RAW RECORDS

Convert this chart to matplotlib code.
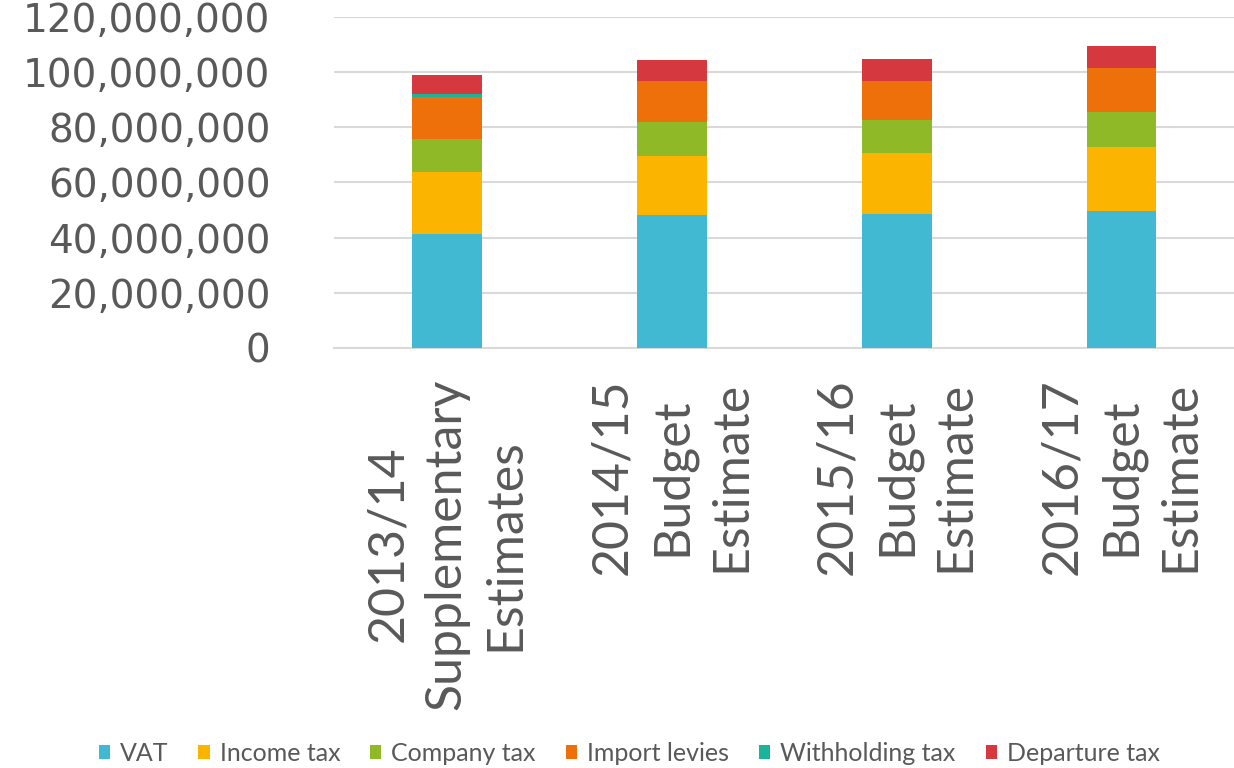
import numpy as np
import matplotlib
matplotlib.use('Agg')
import matplotlib.pyplot as plt

plt.rcParams['font.family'] = ['Lato', 'DejaVu Sans']

# 数据
categories = ['2013/14\nSupplementary\nEstimates', '2014/15\nBudget\nEstimate',
              '2015/16\nBudget\nEstimate', '2016/17\nBudget\nEstimate']
vat = [41.3e6, 48.2e6, 48.5e6, 49.8e6]
income_tax = [22.5e6, 21.3e6, 22.0e6, 23.0e6]
company_tax = [12.1e6, 12.3e6, 12.2e6, 12.7e6]
import_levies = [15.2e6, 15.1e6, 14.2e6, 15.8e6]
withholding_tax = [0.9e6, 0, 0, 0]
departure_tax = [6.8e6, 7.3e6, 7.7e6, 8.0e6]

series = [('VAT', vat, '#41b9d3'),
          ('Income tax', income_tax, '#fbb400'),
          ('Company tax', company_tax, '#8fb926'),
          ('Import levies', import_levies, '#ee700b'),
          ('Withholding tax', withholding_tax, '#1bb49b'),
          ('Departure tax', departure_tax, '#d5393f')]

text_col = '#595959'

fig = plt.figure(figsize=(12.34, 7.68), dpi=100)
ax = fig.add_axes([0.271, 0.547, 0.729, 0.431])

x = np.arange(len(categories))
bottom = np.zeros(len(categories))
for name, vals, col in series:
    ax.bar(x, vals, 0.31, bottom=bottom, color=col, label=name, zorder=3)
    bottom += np.array(vals)

ax.set_ylim(0, 120e6)
ax.set_xlim(-0.5, 3.5)
ax.set_yticks(np.arange(0, 120e6 + 1, 20e6))
ax.yaxis.set_major_formatter(matplotlib.ticker.FuncFormatter(lambda v, p: f'{v:,.0f}'))
ax.grid(axis='y', color='#d9d9d9', linewidth=1.5, zorder=0)
for s in ['top', 'right', 'left']:
    ax.spines[s].set_visible(False)
ax.spines['bottom'].set_color('#d9d9d9')
ax.spines['bottom'].set_linewidth(1.5)
ax.tick_params(axis='y', length=0, pad=46, labelcolor=text_col)
for t in ax.get_yticklabels():
    t.set_fontfamily('DejaVu Sans')
    t.set_fontsize(28)
ax.tick_params(axis='x', length=0, pad=22)
ax.set_xticks(x)
ax.set_xticklabels(categories, rotation=90, fontsize=36, color=text_col,
                   va='top', ha='center', multialignment='center',
                   linespacing=1.35)

handles, labels = ax.get_legend_handles_labels()
fig.legend(handles, labels, loc='center', bbox_to_anchor=(0.51, 0.019), ncol=6,
           frameon=False, fontsize=18, labelcolor=text_col, handlelength=0.45,
           handleheight=0.45, handletextpad=0.4, columnspacing=1.2)

fig.savefig('out.png', dpi=100)
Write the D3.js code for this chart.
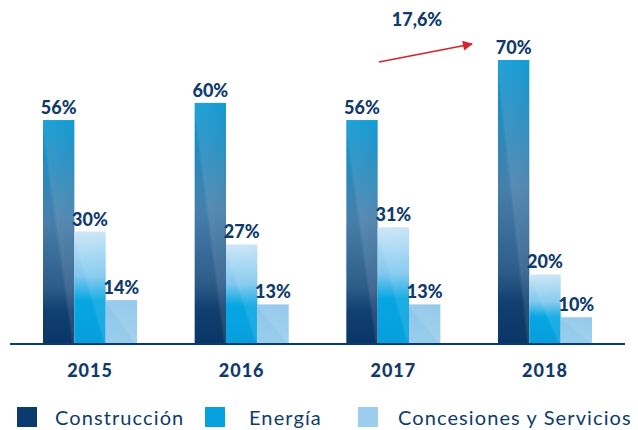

TASK DIRECTIONS
The records above are to be reproduced exactly; the pictures are to be left out.

OUTPUT OF THE TASK
Convert this chart to matplotlib code.
import numpy as np
import matplotlib
matplotlib.use('Agg')
import matplotlib.pyplot as plt

plt.rcParams['font.family'] = ['Lato', 'DejaVu Sans']

# 数据
categories = ['2013/14\nSupplementary\nEstimates', '2014/15\nBudget\nEstimate',
              '2015/16\nBudget\nEstimate', '2016/17\nBudget\nEstimate']
vat = [41.3e6, 48.2e6, 48.5e6, 49.8e6]
income_tax = [22.5e6, 21.3e6, 22.0e6, 23.0e6]
company_tax = [12.1e6, 12.3e6, 12.2e6, 12.7e6]
import_levies = [15.2e6, 15.1e6, 14.2e6, 15.8e6]
withholding_tax = [0.9e6, 0, 0, 0]
departure_tax = [6.8e6, 7.3e6, 7.7e6, 8.0e6]

series = [('VAT', vat, '#41b9d3'),
          ('Income tax', income_tax, '#fbb400'),
          ('Company tax', company_tax, '#8fb926'),
          ('Import levies', import_levies, '#ee700b'),
          ('Withholding tax', withholding_tax, '#1bb49b'),
          ('Departure tax', departure_tax, '#d5393f')]

text_col = '#595959'

fig = plt.figure(figsize=(12.34, 7.68), dpi=100)
ax = fig.add_axes([0.271, 0.547, 0.729, 0.431])

x = np.arange(len(categories))
bottom = np.zeros(len(categories))
for name, vals, col in series:
    ax.bar(x, vals, 0.31, bottom=bottom, color=col, label=name, zorder=3)
    bottom += np.array(vals)

ax.set_ylim(0, 120e6)
ax.set_xlim(-0.5, 3.5)
ax.set_yticks(np.arange(0, 120e6 + 1, 20e6))
ax.yaxis.set_major_formatter(matplotlib.ticker.FuncFormatter(lambda v, p: f'{v:,.0f}'))
ax.grid(axis='y', color='#d9d9d9', linewidth=1.5, zorder=0)
for s in ['top', 'right', 'left']:
    ax.spines[s].set_visible(False)
ax.spines['bottom'].set_color('#d9d9d9')
ax.spines['bottom'].set_linewidth(1.5)
ax.tick_params(axis='y', length=0, pad=46, labelcolor=text_col)
for t in ax.get_yticklabels():
    t.set_fontfamily('DejaVu Sans')
    t.set_fontsize(28)
ax.tick_params(axis='x', length=0, pad=22)
ax.set_xticks(x)
ax.set_xticklabels(categories, rotation=90, fontsize=36, color=text_col,
                   va='top', ha='center', multialignment='center',
                   linespacing=1.35)

handles, labels = ax.get_legend_handles_labels()
fig.legend(handles, labels, loc='center', bbox_to_anchor=(0.51, 0.019), ncol=6,
           frameon=False, fontsize=18, labelcolor=text_col, handlelength=0.45,
           handleheight=0.45, handletextpad=0.4, columnspacing=1.2)

fig.savefig('out.png', dpi=100)
Write the D3.js code for this chart.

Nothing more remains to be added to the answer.